According to Brian Davis, vice president of Danfoss Industrial Refrigeration, “We were able to provide the link between the screw and the reciprocating compressors to achieve stable control and system efficiency.” The controller works harmoniously with the other Danfoss valves and sensors that were also installed on the package.

Tom DeThomas, corporate engineer of Clement Pappas; Bill Sauer, project engineer of Devault Refrigeration; Bill Carrington, installation technician for Devault; and Brian Davis, vice president of Industrial Refrigeration for Danfoss, in front of the skid package system.

SMOOTH STARTUP

The mobile skid package system was delivered to the Clement Pappas facility on the back of a flatbed trailer. The system was started up in March of 2005.

According to DeThomas, once the package was started up, Clement Pappas noticed efficiency improvements immediately. “We are using 25 percent less energy in the processing than with the old reciprocating units that had been in place. The energy cost of cooling the juice was reduced to approximately one cent per gallon.”

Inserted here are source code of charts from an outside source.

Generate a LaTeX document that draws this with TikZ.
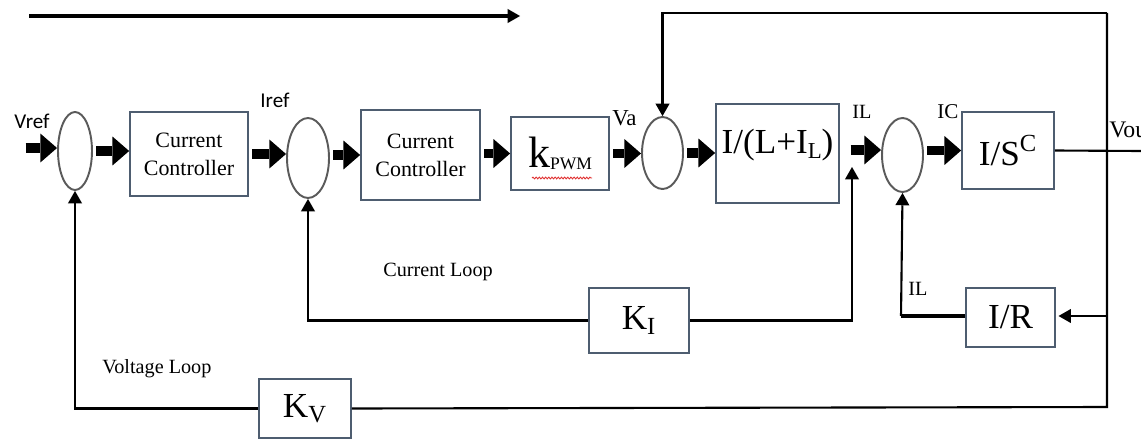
\documentclass[tikz,border=0pt]{standalone}
\usepackage{fontspec}
\setmainfont{Liberation Serif}
\newfontfamily\calibri{Carlito}
\usepackage{tikz}
\usetikzlibrary{arrows.meta,positioning,shapes.geometric,decorations.pathmorphing}
\definecolor{BoxEdge}     {HTML}{4E5D70}
\definecolor{SumEdge}     {HTML}{5A5A5A}
\definecolor{SquiggleRed} {HTML}{E03030}
\tikzset{
  BlockBox/.style={draw=BoxEdge,line width=1pt,inner sep=0pt,align=center},
  SumNode/.style={draw=SumEdge,ellipse,line width=1.1pt,inner sep=0pt},
  FatArrow/.style={line width=5.2pt,shorten <=2pt,
    -{Triangle[length=9.5pt,width=16.5pt,line width=0pt]}},
  ThinArrow/.style={line width=1.2pt,
    -{Triangle[length=7pt,width=8pt,line width=0pt]}},
  WireLine/.style={line width=1.2pt},
  SigLabel/.style={inner sep=0pt,anchor=base west}
}

\begin{document}
\begin{tikzpicture}[x=0.02cm,y=-0.02cm]
  \useasboundingbox (0,0) rectangle (1141,439);

  % forward path
  \node[SumNode,minimum width=0.68cm,minimum height=1.56cm] (sumA) at (75,151) {};
  \node[BlockBox,minimum width=2.36cm,minimum height=1.68cm,
        font=\fontsize{12.5}{16}\selectfont] (ctrlA) at (189,154) {Current\\Controller};
  \node[SumNode,minimum width=0.84cm,minimum height=1.6cm] (sumB) at (308,158) {};
  \node[BlockBox,minimum width=2.38cm,minimum height=1.8cm,
        font=\fontsize{12.5}{16}\selectfont] (ctrlB) at (420.5,155) {Current\\Controller};
  \node[BlockBox,minimum width=1.96cm,minimum height=1.46cm,
        font=\fontsize{25}{25}\selectfont] (pwm) at (560,153.5)
        {k\raisebox{-1pt}{\fontsize{10}{10}\selectfont PWM}};
  \node[SumNode,minimum width=0.82cm,minimum height=1.44cm] (sumC) at (662.5,153) {};
  \node[BlockBox,minimum width=2.46cm,minimum height=1.98cm,text height=0.6cm,
        text depth=0.6cm,font=\fontsize{20}{20}\selectfont] (plant) at (777.5,153.5)
        {I/(L+I\raisebox{-3pt}{\fontsize{13}{13}\selectfont L})};
  \node[SumNode,minimum width=0.82cm,minimum height=1.48cm] (sumD) at (902.5,155) {};
  \node[BlockBox,minimum width=1.84cm,minimum height=1.54cm,
        font=\fontsize{20}{20}\selectfont] (cap) at (1008,150.5) {I/S\textsuperscript{C}};

  % feedback blocks
  \node[BlockBox,minimum width=2cm,minimum height=1.3cm,
        font=\fontsize{20}{20}\selectfont] (kI) at (639,320.5) {K\textsubscript{I}};
  \node[BlockBox,minimum width=1.78cm,minimum height=1.18cm,
        font=\fontsize{20}{20}\selectfont] (rload) at (1010.5,317.5) {I/R};
  \node[BlockBox,minimum width=1.84cm,minimum height=1.18cm,
        font=\fontsize{20}{20}\selectfont] (kV) at (305,408.5) {K\textsubscript{V}};

  \coordinate (vin)     at (22,148);
  \coordinate (ilStart) at (847,150);
  \coordinate (ilTap)   at (852,167);
  \coordinate (tapTop)  at (1107,13);
  \coordinate (tapR)    at (1107,316);
  \coordinate (tapBot)  at (1107,407);
  \coordinate (voutEnd) at (1141,151);
  \coordinate (fbD)     at (901,316);
  \coordinate (topL)    at (29,16);
  \coordinate (topR)    at (520,16);

  \draw[FatArrow] (vin) -- (vin -| sumA.west);
  \draw[FatArrow] (sumA.east) -- (ctrlA.west |- sumA.east);
  \draw[FatArrow] (ctrlA.east) -- (sumB.west |- ctrlA.east);
  \draw[FatArrow] (ctrlB.west -| sumB.east) -- (ctrlB.west);
  \draw[FatArrow] (pwm.west -| ctrlB.east) -- (pwm.west);
  \draw[FatArrow] (pwm.east) -- (sumC.west |- pwm.east);
  \draw[FatArrow] (sumC.east) -- (plant.west |- sumC.east);
  \draw[FatArrow] (ilStart) -- (sumD.west |- ilStart);
  \draw[FatArrow] (cap.west -| sumD.east) -- (cap.west);

  \draw[ThinArrow,line width=1.8pt] (topL) -- (topR);
  \draw[ThinArrow] (tapTop) -| (sumC.north);
  \draw[WireLine] (tapTop) -- (tapBot) -- (kV.east);
  \draw[ThinArrow] (kV.west) -| (sumA.south);
  \draw[WireLine] (cap.east) -- (voutEnd);
  \draw[ThinArrow,shorten >=1.5pt] (tapR) -- (tapR -| rload.east);
  \draw[line width=2.4pt] (fbD -| rload.west) -- (fbD);
  \draw[ThinArrow] (fbD) -- (sumD.south);
  \draw[ThinArrow] (kI.west) -| (sumB.south);
  \draw[ThinArrow] (kI.east) -| (ilTap);

  \draw[SquiggleRed,line width=0.5pt,decorate,
        decoration={snake,amplitude=0.5pt,segment length=1.8pt}] (532,178) -- (592,178);

  % signal names
  \node[SigLabel,font=\calibri\fontsize{12}{12}\selectfont] (vrefLbl) at (14,128) {Vref};
  \node[SigLabel,font=\calibri\fontsize{12}{12}\selectfont] (irefLbl) at (260,108) {Iref};
  \node[SigLabel,font=\fontsize{13}{13}\selectfont] (vaLbl) at (612,125) {Va};
  \node[SigLabel,font=\fontsize{11.5}{11}\selectfont] (ilLbl) at (852,118) {IL};
  \node[SigLabel,font=\fontsize{12}{12}\selectfont] (icLbl) at (937,118) {IC};
  \node[SigLabel,font=\fontsize{13.5}{14}\selectfont] (voutLbl) at (1109,137) {Vout};
  \node[SigLabel,font=\fontsize{11.5}{11}\selectfont] (ilFbLbl) at (908,295) {IL};
  \node[SigLabel,font=\fontsize{11.5}{11}\selectfont] (curLoop) at (383,276) {Current Loop};
  \node[SigLabel,font=\fontsize{11.5}{11}\selectfont] (volLoop) at (102,373) {Voltage Loop};
\end{tikzpicture}
\end{document}
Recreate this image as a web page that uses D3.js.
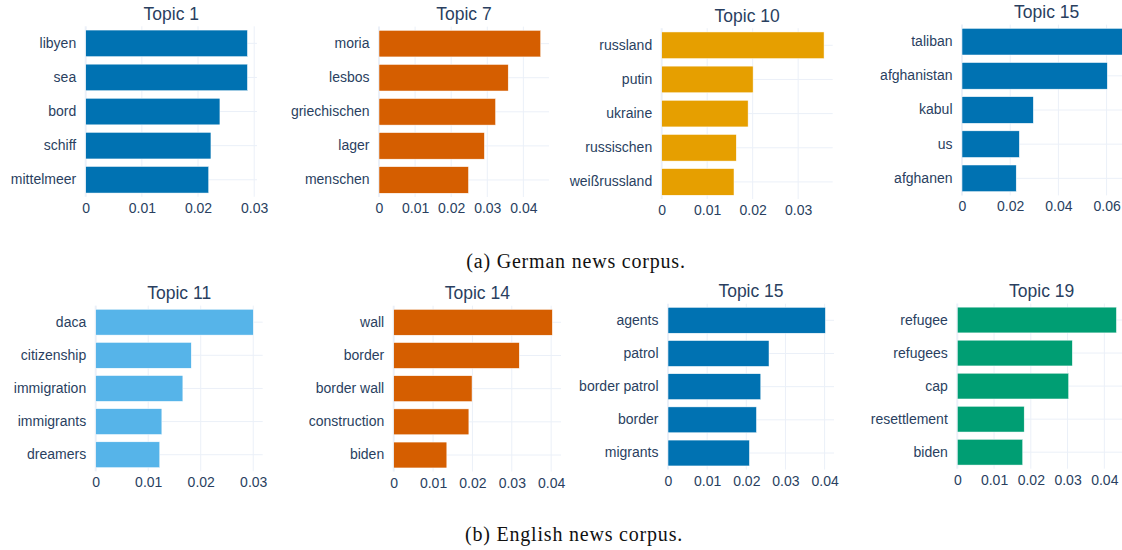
<!DOCTYPE html>
<html>
<head>
<meta charset="utf-8">
<script src="https://cdn.jsdelivr.net/npm/d3@7"></script>
<style>
  html, body { margin: 0; padding: 0; background: #fff; }
  svg { display: block; }
</style>
</head>
<body>
<div id="chart"></div>
<script>
// ---- data ----
const germanTopics = ["Topic 1", "Topic 7", "Topic 10", "Topic 15"]
const germanWords = [
    ["libyen", "sea", "bord", "schiff", "mittelmeer"],
    ["moria", "lesbos", "griechischen", "lager", "menschen"],
    ["russland", "putin", "ukraine", "russischen", "weißrussland"],
    ["taliban", "afghanistan", "kabul", "us", "afghanen"]
]
const germanWeights = [
    [0.0288, 0.0288, 0.0239, 0.0223, 0.0219],
    [0.0448, 0.0358, 0.0323, 0.0292, 0.0248],
    [0.0357, 0.0201, 0.0190, 0.0164, 0.0159],
    [0.0750, 0.0603, 0.0296, 0.0238, 0.0225]
]

const englishTopics = ["Topic 11", "Topic 14", "Topic 15", "Topic 19"]
const englishWords = [
    ["daca", "citizenship", "immigration", "immigrants", "dreamers"],
    ["wall", "border", "border wall", "construction", "biden"],
    ["agents", "patrol", "border patrol", "border", "migrants"],
    ["refugee", "refugees", "cap", "resettlement", "biden"]
]
const englishWeights = [
    [0.0300, 0.0182, 0.0166, 0.0126, 0.0122],
    [0.0403, 0.0319, 0.0199, 0.0191, 0.0135],
    [0.0402, 0.0258, 0.0237, 0.0226, 0.0208],
    [0.0433, 0.0313, 0.0303, 0.0182, 0.0178]
]

// axis ranges of each subplot (x axis upper bound)
const germanAxisMax = [0.0305, 0.0471, 0.0376, 0.0703]
const englishAxisMax = [0.0318, 0.0425, 0.0424, 0.0459]

const captions = ["(a) German news corpus.", "(b) English news corpus."]

// ---- styles / layout ----
const germanColors = ["#0072b2", "#d55e00", "#e69f00", "#0072b2"]
const englishColors = ["#56b4e9", "#d55e00", "#0072b2", "#009e73"]

// plot rectangles [left, right, top, bottom]
const germanFrames = [
    [85.7, 257, 26.3, 196.8],
    [379, 549, 26.6, 197],
    [661.7, 832.7, 28.2, 199],
    [962, 1131.4, 24.6, 195.4]
]
const englishFrames = [
    [95.7, 262.7, 305.6, 471.3],
    [393.7, 561, 305.7, 471.6],
    [668, 834, 303.7, 469.6],
    [957.3, 1126, 303.5, 468.7]
]

const width = 1122
const height = 550
const gridColor = "#ebf0f8"
const textColor = "#2a3f5f"
const sansFont = "'Liberation Sans', Arial, sans-serif"

const svg = d3.select("#chart").append("svg")
    .attr("width", width)
    .attr("height", height)
    .attr("viewBox", [0, 0, width, height])

const fmt = d => d3.format(".2~f")(d)

function drawPanel(title, words, weights, xmax, frame, color, idx) {
    const [left, right, top, bottom] = frame
    const x = d3.scaleLinear().domain([0, xmax]).range([left, right])
    // plotly-like categories: centres at equal steps, gap split half/half at the ends
    const y = d3.scaleBand().domain(words).range([top, bottom])
        .paddingInner(0.22).paddingOuter(0.11)
    const ticks = x.ticks(4)

    const g = svg.append("g")

    const clipId = `clip-${idx}`
    g.append("clipPath").attr("id", clipId)
        .append("rect")
        .attr("x", left).attr("y", top)
        .attr("width", right - left).attr("height", bottom - top)

    // grid
    g.append("g")
        .attr("stroke", gridColor)
        .attr("stroke-width", 1)
        .selectAll("line")
        .data(ticks.filter(t => t !== 0))
        .join("line")
        .attr("x1", d => x(d)).attr("x2", d => x(d))
        .attr("y1", top).attr("y2", bottom)
    g.append("g")
        .attr("stroke", gridColor)
        .attr("stroke-width", 1)
        .selectAll("line")
        .data(words)
        .join("line")
        .attr("x1", left).attr("x2", right)
        .attr("y1", d => y(d) + y.bandwidth() / 2)
        .attr("y2", d => y(d) + y.bandwidth() / 2)
    // zero line
    g.append("line")
        .attr("stroke", gridColor)
        .attr("stroke-width", 2)
        .attr("x1", x(0)).attr("x2", x(0))
        .attr("y1", top).attr("y2", bottom)

    // bars
    g.append("g")
        .attr("clip-path", `url(#${clipId})`)
        .selectAll("rect")
        .data(words.map((w, i) => ({ w, v: weights[i] })))
        .join("rect")
        .attr("x", x(0))
        .attr("y", d => y(d.w))
        .attr("width", d => x(d.v) - x(0))
        .attr("height", y.bandwidth())
        .attr("fill", color)
        .attr("stroke", "#fff")
        .attr("stroke-width", 0.5)

    // x axis labels
    const xAxis = d3.axisBottom(x).tickValues(ticks).tickFormat(fmt).tickSize(0).tickPadding(6)
    const xg = g.append("g").attr("transform", `translate(0,${bottom})`).call(xAxis)
    xg.select(".domain").remove()
    xg.selectAll("text")
        .attr("fill", textColor)
        .style("font-family", sansFont)
        .style("font-size", "14px")

    // y axis labels
    const yAxis = d3.axisLeft(y).tickSize(0).tickPadding(9.5)
    const yg = g.append("g").attr("transform", `translate(${left},0)`).call(yAxis)
    yg.select(".domain").remove()
    yg.selectAll("text")
        .attr("fill", textColor)
        .style("font-family", sansFont)
        .style("font-size", "14px")

    // title
    g.append("text")
        .attr("x", (left + right) / 2)
        .attr("y", top - 6.5)
        .attr("text-anchor", "middle")
        .attr("fill", textColor)
        .style("font-family", sansFont)
        .style("font-size", "17.5px")
        .text(title)
}

germanTopics.forEach((t, i) =>
    drawPanel(t, germanWords[i], germanWeights[i], germanAxisMax[i], germanFrames[i], germanColors[i], `de${i}`))
englishTopics.forEach((t, i) =>
    drawPanel(t, englishWords[i], englishWeights[i], englishAxisMax[i], englishFrames[i], englishColors[i], `en${i}`))

// captions
svg.selectAll("text.caption")
    .data(captions)
    .join("text")
    .attr("class", "caption")
    .attr("x", (d, i) => i === 0 ? 576 : 574)
    .attr("y", (d, i) => i === 0 ? 267.7 : 541)
    .attr("text-anchor", "middle")
    .attr("fill", "#111")
    .style("font-family", "'Liberation Serif', 'Times New Roman', serif")
    .style("font-size", "20px")
    .style("letter-spacing", "0.8px")
    .text(d => d)
</script>
</body>
</html>
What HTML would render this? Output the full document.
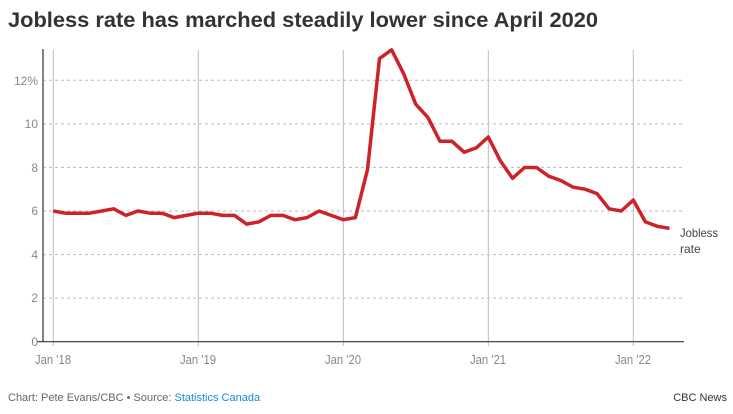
<!DOCTYPE html>
<html><head><meta charset="utf-8"><style>
body{margin:0;background:#fff;font-family:"Liberation Sans",sans-serif;}
</style></head><body>
<svg width="733" height="409" xmlns="http://www.w3.org/2000/svg" font-family="Liberation Sans, sans-serif">
<text x="8" y="27" font-size="21" font-weight="bold" fill="#333" textLength="590" lengthAdjust="spacingAndGlyphs">Jobless rate has marched steadily lower since April 2020</text>
<g stroke="#b6bec6" stroke-width="1" stroke-dasharray="3,3">
<line x1="43" x2="684" y1="80.3" y2="80.3"/><line x1="43" x2="684" y1="123.9" y2="123.9"/><line x1="43" x2="684" y1="167.4" y2="167.4"/><line x1="43" x2="684" y1="211" y2="211"/><line x1="43" x2="684" y1="254.6" y2="254.6"/><line x1="43" x2="684" y1="298.1" y2="298.1"/>
</g>
<g stroke="#b6bec6" stroke-width="1">
<line x1="53.3" x2="53.3" y1="50" y2="346"/><line x1="198.3" x2="198.3" y1="50" y2="346"/><line x1="343.3" x2="343.3" y1="50" y2="346"/><line x1="488.3" x2="488.3" y1="50" y2="346"/><line x1="633.3" x2="633.3" y1="50" y2="346"/>
</g>
<line x1="43" x2="43" y1="49" y2="341.7" stroke="#333" stroke-width="1.2"/>
<line x1="37" x2="684" y1="341.7" y2="341.7" stroke="#333" stroke-width="1.2"/>
<g font-size="12" fill="#888" text-anchor="end">
<text x="38" y="85">12%</text><text x="38" y="128">10</text><text x="38" y="172">8</text><text x="38" y="215">6</text><text x="38" y="259">4</text><text x="38" y="302">2</text><text x="38" y="346">0</text>
</g>
<g font-size="13" fill="#888" text-anchor="middle">
<text x="53" y="364" textLength="36" lengthAdjust="spacingAndGlyphs">Jan '18</text><text x="198" y="364" textLength="36" lengthAdjust="spacingAndGlyphs">Jan '19</text><text x="343" y="364" textLength="36" lengthAdjust="spacingAndGlyphs">Jan '20</text><text x="488" y="364" textLength="36" lengthAdjust="spacingAndGlyphs">Jan '21</text><text x="633" y="364" textLength="36" lengthAdjust="spacingAndGlyphs">Jan '22</text>
</g>
<polyline fill="none" stroke="#cc2229" stroke-width="3.5" stroke-linejoin="round" id="ln" points=""/>
<text x="680" y="237" font-size="12" fill="#444" textLength="38" lengthAdjust="spacingAndGlyphs">Jobless</text>
<text x="680" y="253" font-size="12" fill="#444">rate</text>
<text x="8" y="401" font-size="11" fill="#666">Chart: Pete Evans/CBC • Source: <tspan fill="#1a8ad4">Statistics Canada</tspan></text>
<text x="727" y="401" font-size="11" fill="#333" text-anchor="end">CBC News</text>
<script>
var d=[6.0,5.9,5.9,5.9,6.0,6.1,5.8,6.0,5.9,5.9,5.7,5.8,5.9,5.9,5.8,5.8,5.4,5.5,5.8,5.8,5.6,5.7,6.0,5.8,5.6,5.7,7.9,13.0,13.4,12.3,10.9,10.3,9.2,9.2,8.7,8.9,9.4,8.3,7.5,8.0,8.0,7.6,7.4,7.1,7.0,6.8,6.1,6.0,6.5,5.5,5.3,5.2];
var p=d.map(function(v,i){return (53.3+i*12.083).toFixed(1)+","+(341.7-v*21.78).toFixed(1)}).join(" ");
document.getElementById("ln").setAttribute("points",p);
</script>
</svg>
</body></html>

Significant energy reduction is a benefit to both Clement Pappas and the environment. But the ecological impact goes beyond energy consumption.

Eliminating the external water-cooled condenser means Clement Pappas was able to reduce water consumption by approximately 20 percent as a result of the new skid package design. Along with the savings in water consumption is the reduction in wastewater purging. “Our disposal of wastewater is reduced by approximately 300 gallons per minute,” said DeThomas.

“We always strive to stay current on the latest technology so we can help solve our customers’ unique challenges,” said Sauer.

DeThomas was also pleased with results of the project. “Devault was able to design a system that met my budget and our specific needs. I was able to save money with the reciprocating compressor and the controller, but I didn’t sacrifice anything in the control processing side.”